Don’t do it, warned lawyers and association administrators. At least, don’t coordinate such a swap top-down.
Bosses may accommodate workers who wish to adjust their schedules to moonlight, by creating more shifts, just as a restaurant or retail store would do. But don’t orchestrate the details just to avoid paying overtime, said Sarah Wixson, an attorney for Stokes Lawrence Velikanje Moore & Shore in Yakima, Washington. Federal law expressly prohibits that.
Trying to “MacGyver” out of legal obligations such as overtime probably won’t work, Wixson said.
“I think there’s going to be some hard lessons learned in the next couple years as people test the boundaries of overtime and get in trouble,” she said.
Also use caution when converting employees to salary, Wixson added. In Washington, they must first meet requirements in both wages and duties. This year, salaried employees must make at least $1,014 per week and perform a nonmanual job that involves free exercise of judgement and authority, perform duties that require specialized professional training or supervise more than two people.

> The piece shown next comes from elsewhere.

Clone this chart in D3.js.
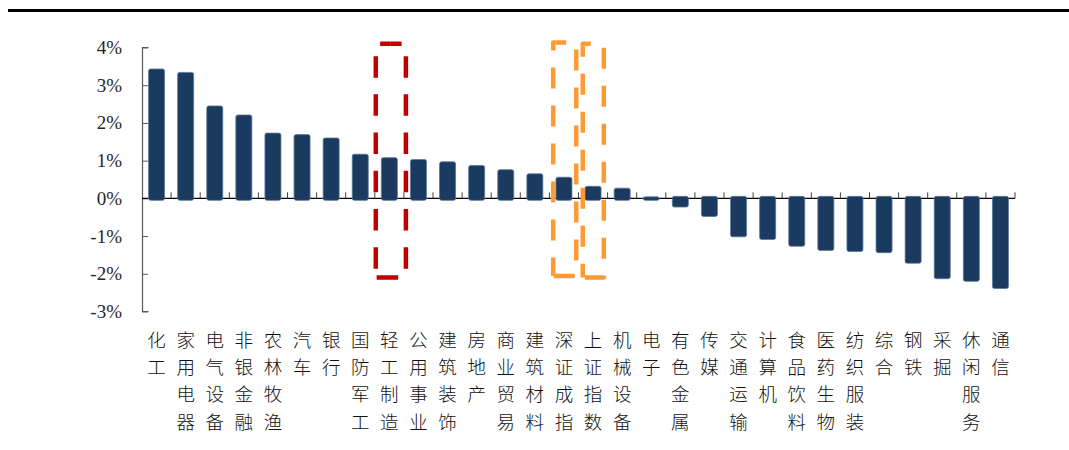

The California Fresh Fruit Association sounded the same warning.
“That’s something we have tried to communicate in full to the industry, that there are no work-arounds,” said Ian LeMay, president of the Fresno-based group that represents the state’s tree fruit, table grape and blueberry producers.
Workers in California, where the overtime threshold is at 40 hours for all but the smallest farms this year, are already finding side jobs on their own accord.
At first, the idea alarmed Frank Bavaro, a Central Valley cling peach grower. Crew members asked his blessing to work a few Saturday hours at a neighboring farm earlier this year. These are veteran employees with 15 to 25 years at his farm.
“At first, I was afraid I was going to lose the men,” Bavaro said.
But he didn’t. And the workers came back with a list of names from other farms who wanted to do the same Saturday plan in reverse. He had not taken them up on the offer as of late March.
Bavaro increased the wages of some of his workers, to help them overcome their limited hours and keep up with inflation. He and his family members also have been doing more labor themselves, such as staging machinery and tools at work sites, instead of sending the crews to fetch them. Almost all the tasks, except pruning, are mechanized now, and he constantly seeks ways to boost efficiency.
He advises all growers to do the same.
“You got to get creative, and don’t be afraid to fail,” he said.
Back in Washington
Back in Washington, Lacey Lybeck also is concerned about overtime in the weather-dependent spray season.
“There are some times when it’s a windy spring and there are very few windows to spray,” said the vineyard operations manager for Sagemoor Vineyards.
Lybeck and the company owners are considering sprayers that cover three or four rows at once, instead of just two. Not that equipment prices are coming down; bids on one spray rig jumped from $55,000 to $75,000, since 2019, she said.
The company also may harvest more grapes by machine in the future. Recently, it converted a block to use a Pellenc harvester, changing a job that took about 20 people three days into a job that takes two people one night. The winery has been pleased with the quality, too, Lybeck said.
Hour tracking and transparent communication with employees are more critical in the age of overtime, Lybeck said. The company logs employee hours with a PET Tiger system and imports the data into a Microsoft Power BI dashboard that tracks those hours as they happen.
At Precept, owners have recently purchased AgCode, another farm management software that tracks labor and other details, while Komm and Sanchez keep their eyes out for efficiency hacks.
For example, Sanchez came back from a trip to Idaho with the idea to install clips low on vineyard trellis posts, making it easier and faster for employees to move wires, an annual task that otherwise would require stooping and taping near the drip irrigation lines.
As for machines, Komm is considering mechanical shoot thinners or trunk sucker removers. The company already uses mechanical prepruning and mechanical deleafing, though the high-end vineyard gets a lot of hand deleafing, too.
Meanwhile, she intends to communicate about the new reality of labor costs with winemakers, who sometimes expect hand labor that may not be sustainable in the age of overtime.
Komm has been running a cost analysis of shuffling workers between Walla Walla and the company’s vineyards in the Yakima Valley, almost two hours away, though that would involve hotel rooms and mileage reimbursement. She also will try offering a company van for nearby commuters.
Aside from wages and efficiency, Komm tries to get personal when she can, because strong relationships help to keep good workers.
Recently, she convinced Precept to name two blocks after Sanchez and Serrano, employees who have been with the vineyard since it was first planted in 2009. She then printed and framed maps of the ranch for them as gifts.
“They are very underappreciated in our industry, and I like to make them feel appreciated,” Komm said.